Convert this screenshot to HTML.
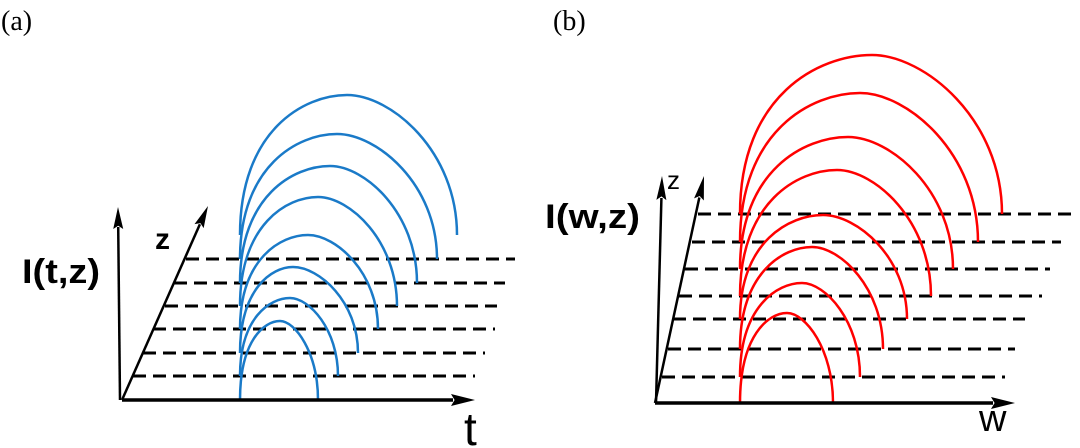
<!DOCTYPE html>
<html><head><meta charset="utf-8"><style>
html,body{margin:0;padding:0;background:#fff;}
svg{display:block;}
</style></head><body>
<svg id="s" width="1080" height="448" viewBox="0 0 1080 448" xmlns="http://www.w3.org/2000/svg">
<defs>
<marker id="ah" markerWidth="12" markerHeight="22" refX="6" refY="1" orient="auto-start-reverse" markerUnits="userSpaceOnUse" viewBox="0 0 12 22">
</marker>
</defs>
<text x="1" y="30" font-family="Liberation Serif, serif" font-size="28">(a)</text>
<text x="553" y="30" font-family="Liberation Serif, serif" font-size="28">(b)</text>
<text x="22" y="283" font-family="Liberation Sans, sans-serif" font-weight="bold" font-size="34" textLength="78" lengthAdjust="spacingAndGlyphs">I(t,z)</text>
<text x="155" y="249" font-family="Liberation Sans, sans-serif" font-weight="bold" font-size="30">z</text>
<text x="464" y="445" font-family="Liberation Sans, sans-serif" font-size="46">t</text>
<text x="545" y="228" font-family="Liberation Sans, sans-serif" font-weight="bold" font-size="34" textLength="95" lengthAdjust="spacingAndGlyphs">I(w,z)</text>
<text x="667" y="189" font-family="Liberation Sans, sans-serif" font-size="26">z</text>
<text x="979" y="431" font-family="Liberation Sans, sans-serif" font-size="38">w</text>
<g id="g"></g>
</svg>
<script>
var g=document.getElementById('g'),h='';
function line(x1,y1,x2,y2,w,extra){h+='<line x1="'+x1+'" y1="'+y1+'" x2="'+x2+'" y2="'+y2+'" stroke="#000" stroke-width="'+w+'" '+(extra||'')+'/>';}
function arrow(x1,y1,x2,y2,w,L,W){var dx=x2-x1,dy=y2-y1,d=Math.sqrt(dx*dx+dy*dy),ux=dx/d,uy=dy/d;
var bx=x2-ux*L,by=y2-uy*L;line(x1,y1,bx+ux*2,by+uy*2,w);
h+='<path d="M'+x2+','+y2+' L'+(bx-uy*W)+','+(by+ux*W)+' L'+(bx+ux*L*0.15)+','+(by+uy*L*0.15)+' L'+(bx+uy*W)+','+(by-ux*W)+' Z" fill="#000"/>';}
function arc(x0,y0,xp,yp,x1,y1,c){var hh=y0-yp,h2=y1-yp;
h+='<path d="M'+x0+','+y0+' C'+x0+','+(y0-hh*0.75)+' '+(xp-(xp-x0)*0.4)+','+yp+' '+xp+','+yp+' C'+(xp+(x1-xp)*0.4)+','+yp+' '+x1+','+(y1-h2*0.6)+' '+x1+','+y1+'" fill="none" stroke="'+c+'" stroke-width="2.5"/>';}
var ay=[259,283,306,329,353,376],al=[186,174,165,153,143,133],ar=[515,505,497,495,485,475];
for(var i=0;i<6;i++)line(al[i],ay[i],ar[i],ay[i],3,'stroke-dasharray="13,7"');
var A=[[400,280,321,318],[376,290,298,338],[353,293,267,358],[329,308,235,378],[306,318,197,397],[283,330,166,417],[259,337,134,437],[235,347,95,457]];
A.forEach(function(a){arc(240,a[0],a[1],a[2],a[3],a[0],'#1a7ac8');});
arrow(122,400,475,400,3.5,24,6);
arrow(120,400,118,207,2.5,22,5);
arrow(122,400,208,206,2.5,22,5);
var by=[214,242,269,296,319,349,377],bl=[698,692,685,679,673,668,662],br=[1077,1061,1050,1042,1025,1015,1005];
for(var i=0;i<7;i++)line(bl[i],by[i],br[i],by[i],3,'stroke-dasharray="13,7"');
var B=[[403,787,313,833],[377,802,283,860],[349,812,247,883],[319,823,215,907],[296,837,170,931],[269,848,137,953],[242,860,93,978],[214,872,55,1002]];
B.forEach(function(a){arc(740,a[0],a[1],a[2],a[3],a[0],'#ff0000');});
arrow(655,403,1015,403,3.5,24,6);
arrow(656,403,662,176,2.5,24,5);
arrow(655,403,704,176,2.5,24,5);
g.innerHTML=h;
</script>
</body></html>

···

Quote the preceding listing precisely and completely, omitting its images.

RESULT OF THIS EXERCISE —
Convert this screenshot to HTML.
<!DOCTYPE html>
<html><head><meta charset="utf-8"><style>
html,body{margin:0;padding:0;background:#fff;}
svg{display:block;}
</style></head><body>
<svg id="s" width="1080" height="448" viewBox="0 0 1080 448" xmlns="http://www.w3.org/2000/svg">
<defs>
<marker id="ah" markerWidth="12" markerHeight="22" refX="6" refY="1" orient="auto-start-reverse" markerUnits="userSpaceOnUse" viewBox="0 0 12 22">
</marker>
</defs>
<text x="1" y="30" font-family="Liberation Serif, serif" font-size="28">(a)</text>
<text x="553" y="30" font-family="Liberation Serif, serif" font-size="28">(b)</text>
<text x="22" y="283" font-family="Liberation Sans, sans-serif" font-weight="bold" font-size="34" textLength="78" lengthAdjust="spacingAndGlyphs">I(t,z)</text>
<text x="155" y="249" font-family="Liberation Sans, sans-serif" font-weight="bold" font-size="30">z</text>
<text x="464" y="445" font-family="Liberation Sans, sans-serif" font-size="46">t</text>
<text x="545" y="228" font-family="Liberation Sans, sans-serif" font-weight="bold" font-size="34" textLength="95" lengthAdjust="spacingAndGlyphs">I(w,z)</text>
<text x="667" y="189" font-family="Liberation Sans, sans-serif" font-size="26">z</text>
<text x="979" y="431" font-family="Liberation Sans, sans-serif" font-size="38">w</text>
<g id="g"></g>
</svg>
<script>
var g=document.getElementById('g'),h='';
function line(x1,y1,x2,y2,w,extra){h+='<line x1="'+x1+'" y1="'+y1+'" x2="'+x2+'" y2="'+y2+'" stroke="#000" stroke-width="'+w+'" '+(extra||'')+'/>';}
function arrow(x1,y1,x2,y2,w,L,W){var dx=x2-x1,dy=y2-y1,d=Math.sqrt(dx*dx+dy*dy),ux=dx/d,uy=dy/d;
var bx=x2-ux*L,by=y2-uy*L;line(x1,y1,bx+ux*2,by+uy*2,w);
h+='<path d="M'+x2+','+y2+' L'+(bx-uy*W)+','+(by+ux*W)+' L'+(bx+ux*L*0.15)+','+(by+uy*L*0.15)+' L'+(bx+uy*W)+','+(by-ux*W)+' Z" fill="#000"/>';}
function arc(x0,y0,xp,yp,x1,y1,c){var hh=y0-yp,h2=y1-yp;
h+='<path d="M'+x0+','+y0+' C'+x0+','+(y0-hh*0.75)+' '+(xp-(xp-x0)*0.4)+','+yp+' '+xp+','+yp+' C'+(xp+(x1-xp)*0.4)+','+yp+' '+x1+','+(y1-h2*0.6)+' '+x1+','+y1+'" fill="none" stroke="'+c+'" stroke-width="2.5"/>';}
var ay=[259,283,306,329,353,376],al=[186,174,165,153,143,133],ar=[515,505,497,495,485,475];
for(var i=0;i<6;i++)line(al[i],ay[i],ar[i],ay[i],3,'stroke-dasharray="13,7"');
var A=[[400,280,321,318],[376,290,298,338],[353,293,267,358],[329,308,235,378],[306,318,197,397],[283,330,166,417],[259,337,134,437],[235,347,95,457]];
A.forEach(function(a){arc(240,a[0],a[1],a[2],a[3],a[0],'#1a7ac8');});
arrow(122,400,475,400,3.5,24,6);
arrow(120,400,118,207,2.5,22,5);
arrow(122,400,208,206,2.5,22,5);
var by=[214,242,269,296,319,349,377],bl=[698,692,685,679,673,668,662],br=[1077,1061,1050,1042,1025,1015,1005];
for(var i=0;i<7;i++)line(bl[i],by[i],br[i],by[i],3,'stroke-dasharray="13,7"');
var B=[[403,787,313,833],[377,802,283,860],[349,812,247,883],[319,823,215,907],[296,837,170,931],[269,848,137,953],[242,860,93,978],[214,872,55,1002]];
B.forEach(function(a){arc(740,a[0],a[1],a[2],a[3],a[0],'#ff0000');});
arrow(655,403,1015,403,3.5,24,6);
arrow(656,403,662,176,2.5,24,5);
arrow(655,403,704,176,2.5,24,5);
g.innerHTML=h;
</script>
</body></html>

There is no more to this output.